## RECORDED INFORMATION
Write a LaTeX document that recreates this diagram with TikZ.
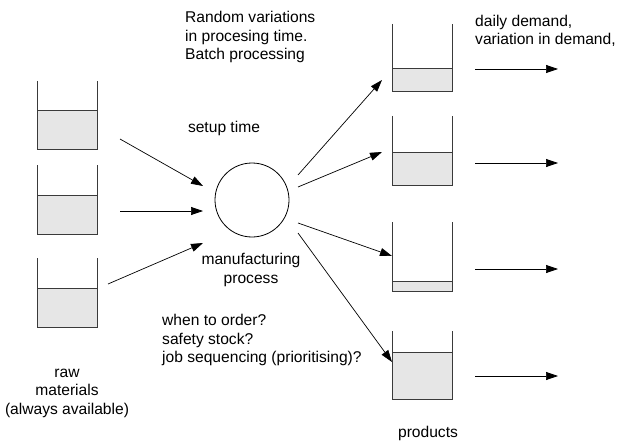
\documentclass[tikz,border=0pt]{standalone}
\usepackage{fontspec}
\setmainfont{Liberation Sans}
\usetikzlibrary{arrows.meta}
\definecolor{tankfill}{HTML}{E6E6E6}
\definecolor{wall}{HTML}{3A3A3A}
\tikzset{
  flow/.style={draw=black, line width=0.7pt, -{Triangle[length=12pt,width=8pt]}},
  lbl/.style={inner sep=0pt, font=\fontsize{15.6}{18.5}\selectfont},
  tankwall/.style={draw=wall, line width=1pt},
  tanklevel/.style={draw=wall, line width=1pt, fill=tankfill},
}
% #1 left x, #2 right x, #3 top y, #4 fill level y, #5 bottom y
\newcommand{\mytank}[5]{%
  \path[tanklevel] (#1,#4) rectangle (#2,#5);
  \path[tankwall] (#1,#3) -- (#1,#5) -- (#2,#5) -- (#2,#3);
}
\begin{document}
\begin{tikzpicture}[x=1pt,y=-1pt]
\useasboundingbox (0,0) rectangle (626,441);

% raw material tanks
\mytank{37}{97}{81}{111}{149}
\mytank{37}{97}{165}{195}{234}
\mytank{37}{97}{258}{288}{327}

% product tanks
\mytank{392}{452}{24}{69}{92}
\mytank{392}{452}{116}{152}{185}
\mytank{392}{452}{222}{281}{291}
\mytank{392}{452}{331}{352}{399}

% process
\node[draw=black, line width=0.8pt, circle, minimum size=74pt, inner sep=0pt] (proc) at (252,200) {};

% coordinates
\coordinate (r1) at (120,139); \coordinate (r1e) at (203,186);
\coordinate (r2) at (120,211); \coordinate (r2e) at (203,211);
\coordinate (r3) at (108,284); \coordinate (r3e) at (203,243);
\coordinate (p1) at (298,175); \coordinate (p1e) at (382,80);
\coordinate (p2) at (298,187); \coordinate (p2e) at (382,152);
\coordinate (p3) at (298,223); \coordinate (p3e) at (392,256);
\coordinate (p4) at (298,233); \coordinate (p4e) at (392,362);
\foreach \i/\y in {1/69,2/163,3/269,4/376}{
  \coordinate (o\i) at (475,\y); \coordinate (o\i e) at (558,\y);
}

\draw[flow] (r1) -- (r1e);
\draw[flow] (r2) -- (r2e);
\draw[flow] (r3) -- (r3e);
\draw[flow] (p1) -- (p1e);
\draw[flow] (p2) -- (p2e);
\draw[flow] (p3) -- (p3e);
\draw[flow] (p4) -- (p4e);
\foreach \i in {1,2,3,4}{ \draw[flow] (o\i) -- (o\i e); }

% labels
\node[lbl, anchor=west, align=left] (tvar) at (185,37) {Random variations\\in procesing time.\\Batch processing};
\node[lbl] (tsetup) at (224,128) {setup time};
\node[lbl, align=center] (tproc) at (251,270) {manufacturing\\process};
\node[lbl, anchor=west, align=left] (tq) at (162,340) {when to order?\\safety stock?\\job sequencing (prioritising)?};
\node[lbl, align=center] (traw) at (67,393) {raw\\materials\\(always available)};
\node[lbl, anchor=west, align=left] (tdem) at (475,31) {daily demand,\\variation in demand,};
\node[lbl] (tprod) at (428,433) {products};
\end{tikzpicture}
\end{document}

## STATED EXERCISE
Look at the listing and set down only the lines from its start through the line with "(o\i) -- (o\i e);", word for word and without pictures.

## EXERCISE OUTPUT
Write a LaTeX document that recreates this diagram with TikZ.
\documentclass[tikz,border=0pt]{standalone}
\usepackage{fontspec}
\setmainfont{Liberation Sans}
\usetikzlibrary{arrows.meta}
\definecolor{tankfill}{HTML}{E6E6E6}
\definecolor{wall}{HTML}{3A3A3A}
\tikzset{
  flow/.style={draw=black, line width=0.7pt, -{Triangle[length=12pt,width=8pt]}},
  lbl/.style={inner sep=0pt, font=\fontsize{15.6}{18.5}\selectfont},
  tankwall/.style={draw=wall, line width=1pt},
  tanklevel/.style={draw=wall, line width=1pt, fill=tankfill},
}
% #1 left x, #2 right x, #3 top y, #4 fill level y, #5 bottom y
\newcommand{\mytank}[5]{%
  \path[tanklevel] (#1,#4) rectangle (#2,#5);
  \path[tankwall] (#1,#3) -- (#1,#5) -- (#2,#5) -- (#2,#3);
}
\begin{document}
\begin{tikzpicture}[x=1pt,y=-1pt]
\useasboundingbox (0,0) rectangle (626,441);

% raw material tanks
\mytank{37}{97}{81}{111}{149}
\mytank{37}{97}{165}{195}{234}
\mytank{37}{97}{258}{288}{327}

% product tanks
\mytank{392}{452}{24}{69}{92}
\mytank{392}{452}{116}{152}{185}
\mytank{392}{452}{222}{281}{291}
\mytank{392}{452}{331}{352}{399}

% process
\node[draw=black, line width=0.8pt, circle, minimum size=74pt, inner sep=0pt] (proc) at (252,200) {};

% coordinates
\coordinate (r1) at (120,139); \coordinate (r1e) at (203,186);
\coordinate (r2) at (120,211); \coordinate (r2e) at (203,211);
\coordinate (r3) at (108,284); \coordinate (r3e) at (203,243);
\coordinate (p1) at (298,175); \coordinate (p1e) at (382,80);
\coordinate (p2) at (298,187); \coordinate (p2e) at (382,152);
\coordinate (p3) at (298,223); \coordinate (p3e) at (392,256);
\coordinate (p4) at (298,233); \coordinate (p4e) at (392,362);
\foreach \i/\y in {1/69,2/163,3/269,4/376}{
  \coordinate (o\i) at (475,\y); \coordinate (o\i e) at (558,\y);
}

\draw[flow] (r1) -- (r1e);
\draw[flow] (r2) -- (r2e);
\draw[flow] (r3) -- (r3e);
\draw[flow] (p1) -- (p1e);
\draw[flow] (p2) -- (p2e);
\draw[flow] (p3) -- (p3e);
\draw[flow] (p4) -- (p4e);
\foreach \i in {1,2,3,4}{ \draw[flow] (o\i) -- (o\i e); }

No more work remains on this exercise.